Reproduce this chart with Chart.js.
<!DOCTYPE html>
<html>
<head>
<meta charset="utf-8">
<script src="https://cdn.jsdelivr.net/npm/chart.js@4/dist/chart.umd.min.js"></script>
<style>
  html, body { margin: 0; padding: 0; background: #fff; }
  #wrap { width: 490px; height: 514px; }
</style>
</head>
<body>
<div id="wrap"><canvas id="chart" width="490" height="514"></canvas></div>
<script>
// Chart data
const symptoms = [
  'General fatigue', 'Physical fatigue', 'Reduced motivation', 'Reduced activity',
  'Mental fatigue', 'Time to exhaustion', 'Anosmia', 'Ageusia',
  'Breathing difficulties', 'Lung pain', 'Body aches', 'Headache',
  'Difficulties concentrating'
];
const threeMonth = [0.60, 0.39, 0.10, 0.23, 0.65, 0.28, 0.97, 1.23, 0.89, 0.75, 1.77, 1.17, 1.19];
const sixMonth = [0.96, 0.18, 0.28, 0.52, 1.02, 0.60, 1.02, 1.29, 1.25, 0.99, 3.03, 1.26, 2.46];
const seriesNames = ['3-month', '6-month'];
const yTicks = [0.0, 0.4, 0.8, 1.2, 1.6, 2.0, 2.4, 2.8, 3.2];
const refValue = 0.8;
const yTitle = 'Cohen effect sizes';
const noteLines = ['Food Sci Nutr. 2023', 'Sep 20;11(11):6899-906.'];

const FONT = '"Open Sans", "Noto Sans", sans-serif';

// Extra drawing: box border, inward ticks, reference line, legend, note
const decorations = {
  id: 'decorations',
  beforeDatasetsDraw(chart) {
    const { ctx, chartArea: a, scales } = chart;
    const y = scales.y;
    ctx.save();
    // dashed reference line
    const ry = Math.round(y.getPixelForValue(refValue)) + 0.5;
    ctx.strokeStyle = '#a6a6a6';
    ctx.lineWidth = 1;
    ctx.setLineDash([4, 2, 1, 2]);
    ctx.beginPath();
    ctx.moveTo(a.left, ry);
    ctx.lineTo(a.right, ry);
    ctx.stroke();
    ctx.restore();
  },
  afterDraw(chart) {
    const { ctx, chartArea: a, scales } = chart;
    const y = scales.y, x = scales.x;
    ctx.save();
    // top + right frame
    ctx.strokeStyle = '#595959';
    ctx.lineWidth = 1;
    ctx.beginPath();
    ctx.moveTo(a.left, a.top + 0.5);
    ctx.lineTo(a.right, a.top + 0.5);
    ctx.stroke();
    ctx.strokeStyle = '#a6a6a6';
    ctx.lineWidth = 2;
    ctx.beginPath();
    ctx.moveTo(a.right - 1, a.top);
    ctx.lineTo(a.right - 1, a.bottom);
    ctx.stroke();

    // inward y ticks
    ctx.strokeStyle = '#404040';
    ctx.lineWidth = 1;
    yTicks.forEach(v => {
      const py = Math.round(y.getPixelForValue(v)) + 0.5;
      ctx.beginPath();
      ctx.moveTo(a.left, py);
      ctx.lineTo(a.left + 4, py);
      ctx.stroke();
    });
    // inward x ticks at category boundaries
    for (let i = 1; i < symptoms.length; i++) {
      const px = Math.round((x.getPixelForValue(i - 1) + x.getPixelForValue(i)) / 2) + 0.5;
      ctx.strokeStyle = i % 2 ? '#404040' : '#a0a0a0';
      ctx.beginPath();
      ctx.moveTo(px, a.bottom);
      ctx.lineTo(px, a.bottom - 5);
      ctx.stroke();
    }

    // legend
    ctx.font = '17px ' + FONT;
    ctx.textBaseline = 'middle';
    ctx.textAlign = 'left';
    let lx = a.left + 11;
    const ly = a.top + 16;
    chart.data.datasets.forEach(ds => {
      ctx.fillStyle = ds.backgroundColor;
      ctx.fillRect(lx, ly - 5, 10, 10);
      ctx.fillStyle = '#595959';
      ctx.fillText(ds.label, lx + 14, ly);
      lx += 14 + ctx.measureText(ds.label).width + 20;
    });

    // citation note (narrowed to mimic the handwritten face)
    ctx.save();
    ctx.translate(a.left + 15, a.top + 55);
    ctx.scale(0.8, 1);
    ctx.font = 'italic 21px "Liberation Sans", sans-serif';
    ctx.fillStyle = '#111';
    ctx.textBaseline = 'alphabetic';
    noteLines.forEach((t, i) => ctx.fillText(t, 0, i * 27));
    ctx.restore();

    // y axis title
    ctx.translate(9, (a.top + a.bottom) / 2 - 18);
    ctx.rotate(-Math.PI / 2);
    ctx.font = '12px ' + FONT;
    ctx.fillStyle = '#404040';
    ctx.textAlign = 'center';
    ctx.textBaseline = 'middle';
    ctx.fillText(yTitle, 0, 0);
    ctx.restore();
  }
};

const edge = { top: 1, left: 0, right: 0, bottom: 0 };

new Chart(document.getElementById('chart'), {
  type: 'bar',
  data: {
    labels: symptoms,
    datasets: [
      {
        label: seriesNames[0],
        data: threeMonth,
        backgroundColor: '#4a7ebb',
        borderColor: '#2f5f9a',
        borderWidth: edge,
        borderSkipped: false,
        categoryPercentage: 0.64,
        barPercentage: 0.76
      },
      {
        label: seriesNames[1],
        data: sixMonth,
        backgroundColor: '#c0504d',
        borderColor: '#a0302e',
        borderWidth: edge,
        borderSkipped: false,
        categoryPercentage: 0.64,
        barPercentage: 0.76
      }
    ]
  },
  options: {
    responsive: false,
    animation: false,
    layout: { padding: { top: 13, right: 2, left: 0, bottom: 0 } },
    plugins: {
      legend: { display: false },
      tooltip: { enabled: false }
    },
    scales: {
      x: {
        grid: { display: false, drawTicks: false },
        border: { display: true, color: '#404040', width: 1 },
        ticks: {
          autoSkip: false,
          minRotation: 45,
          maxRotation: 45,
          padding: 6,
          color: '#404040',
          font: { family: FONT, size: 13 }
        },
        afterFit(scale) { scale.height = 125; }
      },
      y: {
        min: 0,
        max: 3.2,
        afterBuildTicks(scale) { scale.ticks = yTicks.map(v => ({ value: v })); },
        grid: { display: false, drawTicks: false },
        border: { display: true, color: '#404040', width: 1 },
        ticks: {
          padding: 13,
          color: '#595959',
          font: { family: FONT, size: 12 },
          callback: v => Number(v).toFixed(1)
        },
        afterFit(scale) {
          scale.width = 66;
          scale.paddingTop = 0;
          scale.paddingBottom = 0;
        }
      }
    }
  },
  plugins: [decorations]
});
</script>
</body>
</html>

--------------------

Quote every line of the data, word for word.

Reproduce this chart with Chart.js.
<!DOCTYPE html>
<html>
<head>
<meta charset="utf-8">
<script src="https://cdn.jsdelivr.net/npm/chart.js@4/dist/chart.umd.min.js"></script>
<style>
  html, body { margin: 0; padding: 0; background: #fff; }
  #wrap { width: 490px; height: 514px; }
</style>
</head>
<body>
<div id="wrap"><canvas id="chart" width="490" height="514"></canvas></div>
<script>
// Chart data
const symptoms = [
  'General fatigue', 'Physical fatigue', 'Reduced motivation', 'Reduced activity',
  'Mental fatigue', 'Time to exhaustion', 'Anosmia', 'Ageusia',
  'Breathing difficulties', 'Lung pain', 'Body aches', 'Headache',
  'Difficulties concentrating'
];
const threeMonth = [0.60, 0.39, 0.10, 0.23, 0.65, 0.28, 0.97, 1.23, 0.89, 0.75, 1.77, 1.17, 1.19];
const sixMonth = [0.96, 0.18, 0.28, 0.52, 1.02, 0.60, 1.02, 1.29, 1.25, 0.99, 3.03, 1.26, 2.46];
const seriesNames = ['3-month', '6-month'];
const yTicks = [0.0, 0.4, 0.8, 1.2, 1.6, 2.0, 2.4, 2.8, 3.2];
const refValue = 0.8;
const yTitle = 'Cohen effect sizes';
const noteLines = ['Food Sci Nutr. 2023', 'Sep 20;11(11):6899-906.'];

const FONT = '"Open Sans", "Noto Sans", sans-serif';

// Extra drawing: box border, inward ticks, reference line, legend, note
const decorations = {
  id: 'decorations',
  beforeDatasetsDraw(chart) {
    const { ctx, chartArea: a, scales } = chart;
    const y = scales.y;
    ctx.save();
    // dashed reference line
    const ry = Math.round(y.getPixelForValue(refValue)) + 0.5;
    ctx.strokeStyle = '#a6a6a6';
    ctx.lineWidth = 1;
    ctx.setLineDash([4, 2, 1, 2]);
    ctx.beginPath();
    ctx.moveTo(a.left, ry);
    ctx.lineTo(a.right, ry);
    ctx.stroke();
    ctx.restore();
  },
  afterDraw(chart) {
    const { ctx, chartArea: a, scales } = chart;
    const y = scales.y, x = scales.x;
    ctx.save();
    // top + right frame
    ctx.strokeStyle = '#595959';
    ctx.lineWidth = 1;
    ctx.beginPath();
    ctx.moveTo(a.left, a.top + 0.5);
    ctx.lineTo(a.right, a.top + 0.5);
    ctx.stroke();
    ctx.strokeStyle = '#a6a6a6';
    ctx.lineWidth = 2;
    ctx.beginPath();
    ctx.moveTo(a.right - 1, a.top);
    ctx.lineTo(a.right - 1, a.bottom);
    ctx.stroke();

    // inward y ticks
    ctx.strokeStyle = '#404040';
    ctx.lineWidth = 1;
    yTicks.forEach(v => {
      const py = Math.round(y.getPixelForValue(v)) + 0.5;
      ctx.beginPath();
      ctx.moveTo(a.left, py);
      ctx.lineTo(a.left + 4, py);
      ctx.stroke();
    });
    // inward x ticks at category boundaries
    for (let i = 1; i < symptoms.length; i++) {
      const px = Math.round((x.getPixelForValue(i - 1) + x.getPixelForValue(i)) / 2) + 0.5;
      ctx.strokeStyle = i % 2 ? '#404040' : '#a0a0a0';
      ctx.beginPath();
      ctx.moveTo(px, a.bottom);
      ctx.lineTo(px, a.bottom - 5);
      ctx.stroke();
    }

    // legend
    ctx.font = '17px ' + FONT;
    ctx.textBaseline = 'middle';
    ctx.textAlign = 'left';
    let lx = a.left + 11;
    const ly = a.top + 16;
    chart.data.datasets.forEach(ds => {
      ctx.fillStyle = ds.backgroundColor;
      ctx.fillRect(lx, ly - 5, 10, 10);
      ctx.fillStyle = '#595959';
      ctx.fillText(ds.label, lx + 14, ly);
      lx += 14 + ctx.measureText(ds.label).width + 20;
    });

    // citation note (narrowed to mimic the handwritten face)
    ctx.save();
    ctx.translate(a.left + 15, a.top + 55);
    ctx.scale(0.8, 1);
    ctx.font = 'italic 21px "Liberation Sans", sans-serif';
    ctx.fillStyle = '#111';
    ctx.textBaseline = 'alphabetic';
    noteLines.forEach((t, i) => ctx.fillText(t, 0, i * 27));
    ctx.restore();

    // y axis title
    ctx.translate(9, (a.top + a.bottom) / 2 - 18);
    ctx.rotate(-Math.PI / 2);
    ctx.font = '12px ' + FONT;
    ctx.fillStyle = '#404040';
    ctx.textAlign = 'center';
    ctx.textBaseline = 'middle';
    ctx.fillText(yTitle, 0, 0);
    ctx.restore();
  }
};

const edge = { top: 1, left: 0, right: 0, bottom: 0 };

new Chart(document.getElementById('chart'), {
  type: 'bar',
  data: {
    labels: symptoms,
    datasets: [
      {
        label: seriesNames[0],
        data: threeMonth,
        backgroundColor: '#4a7ebb',
        borderColor: '#2f5f9a',
        borderWidth: edge,
        borderSkipped: false,
        categoryPercentage: 0.64,
        barPercentage: 0.76
      },
      {
        label: seriesNames[1],
        data: sixMonth,
        backgroundColor: '#c0504d',
        borderColor: '#a0302e',
        borderWidth: edge,
        borderSkipped: false,
        categoryPercentage: 0.64,
        barPercentage: 0.76
      }
    ]
  },
  options: {
    responsive: false,
    animation: false,
    layout: { padding: { top: 13, right: 2, left: 0, bottom: 0 } },
    plugins: {
      legend: { display: false },
      tooltip: { enabled: false }
    },
    scales: {
      x: {
        grid: { display: false, drawTicks: false },
        border: { display: true, color: '#404040', width: 1 },
        ticks: {
          autoSkip: false,
          minRotation: 45,
          maxRotation: 45,
          padding: 6,
          color: '#404040',
          font: { family: FONT, size: 13 }
        },
        afterFit(scale) { scale.height = 125; }
      },
      y: {
        min: 0,
        max: 3.2,
        afterBuildTicks(scale) { scale.ticks = yTicks.map(v => ({ value: v })); },
        grid: { display: false, drawTicks: false },
        border: { display: true, color: '#404040', width: 1 },
        ticks: {
          padding: 13,
          color: '#595959',
          font: { family: FONT, size: 12 },
          callback: v => Number(v).toFixed(1)
        },
        afterFit(scale) {
          scale.width = 66;
          scale.paddingTop = 0;
          scale.paddingBottom = 0;
        }
      }
    }
  },
  plugins: [decorations]
});
</script>
</body>
</html>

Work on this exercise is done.